Il y a huit ans, j’aurais souhaité qu’Hillary Clinton emporte les primaires démocrates, je la rêvais présidente «du pays le plus puissant du monde». Quand ce fut Obama, je me suis sincèrement réjouie qu’un Noir soit élu, ce qui semblait impensable dix ans auparavant. Et j’ai ravalé ma déception féministe.


Son heure pourrait être arrivée, ce qui me réjouirait, malgré ses attaches avec le système bancaire. Elle a démontré ses compétences dans ses diverses fonctions: sénatrice de l’Etat de New York de 2001 à 2009, secrétaire d’Etat de 2009 à 2013. Elle a toujours défendu la cause des femmes et des minorités. Avant sa vie politique, elle avait été désignée comme une des cent meilleures avocates des USA. Plusieurs milieux pensent qu’elle est plus intelligente que son mari Bill.


Sanders recrute auprès des jeunes, et s’il défend les pauvres, 75% d’entre eux ne votent pas. Hillary recrute auprès des personnes plus âgées, des femmes, des communautés noires et hispaniques. Un commentaire m’a particulièrement intéressée.
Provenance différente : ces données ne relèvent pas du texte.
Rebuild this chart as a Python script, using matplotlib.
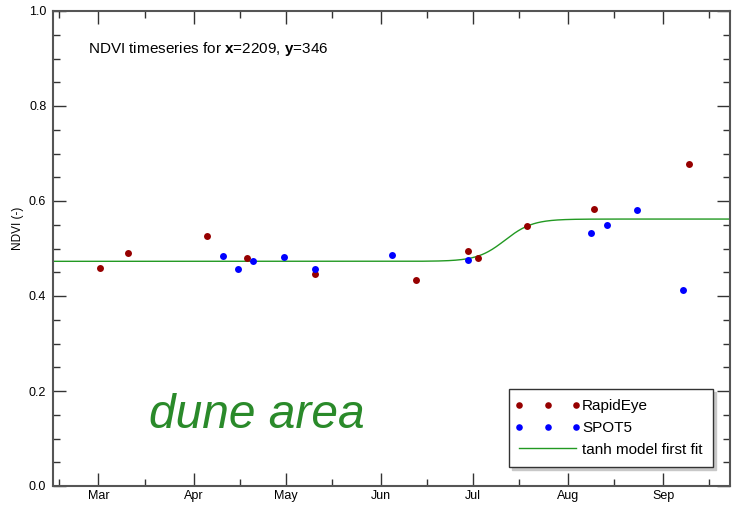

Il semble que ses principaux adversaires soient les hommes blancs des Etats qui ont pratiqué l’esclavagisme et la ségrégation jusque dans les années 1960. Ils n’ont pas encaissé l’élection d’Obama et ne veulent pas non plus d’une femme. Comme si les Noirs et les femmes « usurpaient» un pouvoir qui leur reviendrait de droit divin.
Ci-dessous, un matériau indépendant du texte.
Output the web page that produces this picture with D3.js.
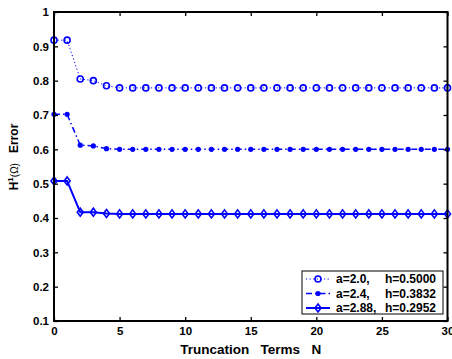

Cette façon de penser, généralement inconsciente, on la retrouve partout. Les politiciennes détiennent toutes un stock de remarques misogynes qu’elles ont subies au cours de leur carrière. Une politicienne, on la juge d’abord sur sa coiffure et son habillement, ce qui n’est pas le cas pour les hommes. Souvenez-vous de la sortie de Laurent Fabius, également candidat, quand Ségolène Royal s’était proposée pour les primaires de 2006: «Qui gardera les enfants »


En résumé, dans l’inconscient de la majorité des mâles, les femmes devraient «rester à leur place» au lieu de faire de la politique, leur domaine réservé: plaire aux hommes, se taire, s’occuper de la maison et faire des enfants.